Teachings from the old world
When I started my career in IT as a software tester, the first mantra that was drilled into my brain was “the earlier you find an issue, the cheaper it is to fix”. For a long time, this, and the “quality is free” mantra, have been the foundation and justification for the world of Quality Assurance.
However, over the last 20 years the world of software development has drastically changed with Agile, DevOps, CI/CD, cloud, etc. All these approaches and techniques have radically increased the speed of delivery and the quality of the product.
This raises the question: is testing everything as early as possible still the best approach towards software quality or have alternative approaches become viable nowadays?.
Winds of Change
Most of us will be familiar with the decades-old Boehm's curve (see figure 1) claiming that fixes in production are a multitude more expensive than fixing issues during development. This picture is used to justify an almost frantic focus on testing as much as possible, as early as possible. Even nowadays it is still often used to make strategic quality choices, but does that still make sense in the modern landscape of software development?
To answer that question let's first look at the way we do software development nowadays and how it affects Boehm's curve (see figure 2):
- Agile brought us more aligned requirements (causing fewer flaws), and more effective software development (causing fewer bugs). This reduced the ‘problems introduced’ peak in the development phase.
- Continuous Integration automated the process of merging code and testing the result. This allowed for bugs to be identified earlier and faster.
- DevOps gave teams deployment autonomy and independence, resulting in, amongst others, a less cumbersome, and therefore cheaper, deployment process.
- Continuous Delivery provided deployment capabilities to the teams, making deployment faster and more consistent.

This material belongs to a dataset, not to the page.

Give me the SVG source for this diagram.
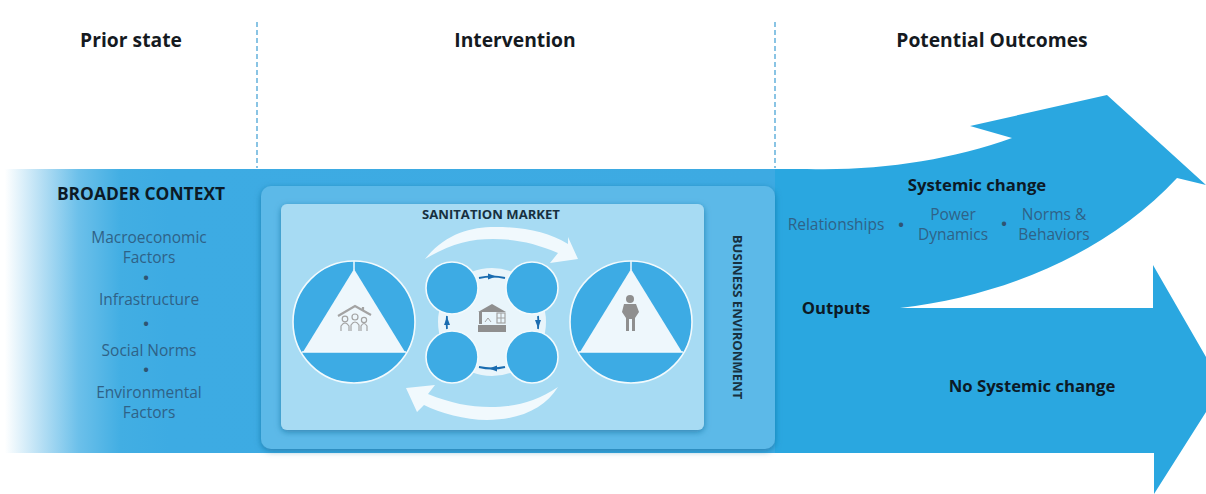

When we overlay the effects of modern software development on the classic figure, we get a graph that tells a very different story (see figure 3). With increased levels of quality, higher levels of automation, and reduced deployment cycle times, the cost of fixing in production is likely still higher than fixing in development, but the difference is no longer an order of magnitude.
A new strategy based on old concepts
Clearly modern software development approaches challenge the ‘early fixing is always better’ statement. How does that impact our approach towards quality?
Nowadays, development teams can deploy to production faster, cheaper, and easier than they could to a testing environment 10 years ago. With all this increased speed and flexibility, we have arrived at the point where there can be such a thing as ‘too much quality’. In the original LEAN model this was called ‘extra processing’ and nowadays we would call it gold-plated engineering.
Fixing issues when they become a problem in production should therefore be considered a realistic option in your quality assurance strategy. The chance and impact of a part of your application not functioning as intended should be a driver for making that decision. In the end, time is limited, so you should decide to spend it on more quality or more functionality.
Of course, fixing stuff late still costs more time than preventing it, but when you can almost instantly deploy to production you can start to think differently about incidents.
Start measuring failure
Ultimately you want to be as close as possible to the quality your customers expect from you; anything on top of that is factually extra-processing. This approach is also the basis of Google's SRE approach; customer desires (SLA) are converted into measurable indicators (SLI) and thresholds (SLO) define the behavior of development teams. As long as teams stay below the threshold, they can spend time on new features. However, when the service objective becomes threatened, development will have to spend their time on fixing problems and getting back into the ‘safe zone’.
The concept of a threshold can be used to shape the optimal quality strategy. One implementation could be keeping track of a quality budget burn-down chart (see figure 4). Teams state how comfortable they are with spending time on incidents, maintenance, and quality improvements and start tracking actual time spent. After a while, it will become clear whether they are in the ‘too much safety’ or ‘too little reliability’ zone.
This approach does require a paradigm shift. It is no longer sufficient to just know what can go wrong or what is broken; it becomes more important to really understand how to act if something goes wrong. But this is, in fact, also an aspect of quality. Quality is not only about prevention, but also just as much about getting into the mindset that things break all the time, to accept that, and to train how to respond to incidents.
The shift-left hype in software development caused a mindset of preventing all issues, all the time without thinking about the required quality level. It is time to flip the script and restore the balance. Organizations should start specifying what quality is needed and align their quality strategies accordingly. With the speeds that modern software development can provide, production failures are no longer always a bad thing. Accepting incidents as part of your strategy towards deviations might be a more effective use of your valuable time.